The New York Observer's Rebecca Dana writes about socializing with some of cable news' Names (MSNBC's Tucker Carlson, moving back to Washington, and Rick Kaplan, FNC's Greta Van Susteren, and CNN's Wolf Blitzer) and in the process manages to make Washington, DC sound like the kind of place God sends you to suffer when Hell is too glamorous:

...an investigative journey was made to what was said to be the heart of D.C. hotness: the infamous Bloomberg after-party to the White House correspondents’ dinner.

MSNBC president Rick Kaplan wasn’t feeling the hotness of either the party or D.C. He said the whole affair gave him the “heebie-jeebies,” and get him back to the city—he meant New York, silly!—please, the sooner the better.

Asked what was hot in D.C., CNN anchor and District resident Wolf Blitzer launched into a five-minute monologue about the athletic prowess of the Washington Wizards. (It’s a basketball team!) “I love them,” said Mr. Blitzer. “I’m a season-ticket holder!”

“We’re one of America’s premiere second-tier cities,” said American Prospect staffer Garance Franke-Ruta, caught waiting in line for the bathroom. “I’ve been here nine years, and I can say one thing: It’s much better than it used to be.” And? “And it’s way better than St. Louis, I’ll tell you that.”


That's just a snippet--you really have to read the whole piece to get the true bitchy, dismissive flavor of Dana's Washington Whatever assessment. TCG moved to Washington right after high school and while she is occasionally disheartened by the dearth of hot clothing she will say this: there is no place in the world like Washington, where nobodies like TCG can have dinner the next table over from people who influence national and world news and events on a daily basis. Can you imagine how boring cable news would be if Washington didn't exist?

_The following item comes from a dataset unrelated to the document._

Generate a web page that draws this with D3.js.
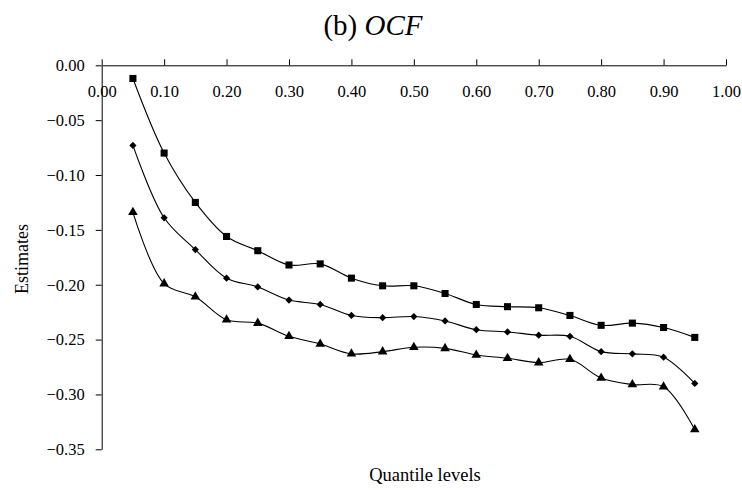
<!DOCTYPE html>
<html><head><meta charset="utf-8">
<script src="https://cdn.jsdelivr.net/npm/d3@7/dist/d3.min.js"></script>
<style>body{margin:0;background:#fff;} svg{display:block;} text{font-family:"Liberation Serif","Times New Roman",serif;fill:#000;}</style>
</head><body>
<svg id="c" width="742" height="490"></svg>
<script>
const quantiles = [0.05,0.10,0.15,0.20,0.25,0.30,0.35,0.40,0.45,0.50,0.55,0.60,0.65,0.70,0.75,0.80,0.85,0.90,0.95];
const seriesSquare = [-0.012,-0.080,-0.125,-0.156,-0.169,-0.182,-0.181,-0.194,-0.201,-0.201,-0.208,-0.218,-0.220,-0.221,-0.228,-0.237,-0.235,-0.239,-0.248];
const seriesDiamond = [-0.073,-0.139,-0.168,-0.194,-0.202,-0.214,-0.218,-0.228,-0.230,-0.229,-0.233,-0.241,-0.243,-0.246,-0.247,-0.261,-0.263,-0.266,-0.290];
const seriesTriangle = [-0.134,-0.199,-0.211,-0.232,-0.235,-0.247,-0.254,-0.263,-0.261,-0.257,-0.258,-0.264,-0.267,-0.271,-0.268,-0.285,-0.291,-0.293,-0.332];
const xTicks = [0,0.1,0.2,0.3,0.4,0.5,0.6,0.7,0.8,0.9,1.0];
const yTicks = [0,-0.05,-0.10,-0.15,-0.20,-0.25,-0.30,-0.35];
const titleText = "(b) ";
const titleItalic = "OCF";
const xLabel = "Quantile levels";
const yLabel = "Estimates";

const svg = d3.select("#c");
const x = d3.scaleLinear().domain([0,1]).range([101.7,726]);
const y = d3.scaleLinear().domain([0,-0.35]).range([65.3,449.3]);

// title
const t = svg.append("text").attr("x",373).attr("y",35).attr("text-anchor","middle").style("font-size","29px");
t.append("tspan").text(titleText);
t.append("tspan").style("font-style","italic").text(titleItalic);

// y axis
const yAxis = d3.axisLeft(y).tickValues(yTicks).tickFormat(d3.format(".2f")).tickSize(6).tickSizeOuter(0);
const gy = svg.append("g").attr("transform",`translate(${x(0)},0)`).call(yAxis);
gy.selectAll("text").style("font-size","16.5px").attr("x",-17);
gy.select(".domain").attr("stroke","#000");

// x axis at top (y=0), ticks upward, labels below
const xAxis = d3.axisTop(x).tickValues(xTicks).tickFormat(d3.format(".2f")).tickSize(6).tickSizeOuter(0);
const gx = svg.append("g").attr("transform",`translate(0,${y(0)})`).call(xAxis);
gx.selectAll("text").style("font-size","16.5px").attr("y",0).attr("dy","32px");
gx.select(".domain").attr("stroke","#000");

// axis labels
svg.append("text").attr("x",425).attr("y",481).attr("text-anchor","middle").style("font-size","18.5px").text(xLabel);
svg.append("text").attr("transform","translate(28,259) rotate(-90)").attr("text-anchor","middle").style("font-size","18px").text(yLabel);

const line = d3.line().x((d,i)=>x(quantiles[i])).y(d=>y(d)).curve(d3.curveCatmullRom.alpha(0.5));
const diamondSym = {draw(ctx,size){const r=Math.sqrt(size/2);ctx.moveTo(0,-r);ctx.lineTo(r,0);ctx.lineTo(0,r);ctx.lineTo(-r,0);ctx.closePath();}};
const series = [
  {vals:seriesSquare, sym:d3.symbolSquare, size:50},
  {vals:seriesDiamond, sym:diamondSym, size:26},
  {vals:seriesTriangle, sym:d3.symbolTriangle, size:40}
];
series.forEach(s=>{
  svg.append("path").datum(s.vals).attr("d",line).attr("fill","none").attr("stroke","#000").attr("stroke-width",1.1);
  svg.append("g").selectAll("path").data(s.vals).join("path")
    .attr("transform",(d,i)=>`translate(${x(quantiles[i])},${y(d)})`)
    .attr("d",d3.symbol().type(s.sym).size(s.size)).attr("fill","#000");
});
</script>
</body></html>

So rip on our second-tier city all you want, New York. We've got the smartest people in the world massing in the cable news studios here like there's no tomorrow and believe me, most cable news viewers would not want to live in a world where instead of Brit Hume's "Special Report," we've got Lou Dobbs in New York combing his ego in the camera's reflection or Dan Abrams in that nexus of hipness, Secaucus, NJ, being really really sincere about something or other...and, well, actually, the ratings already reflect that.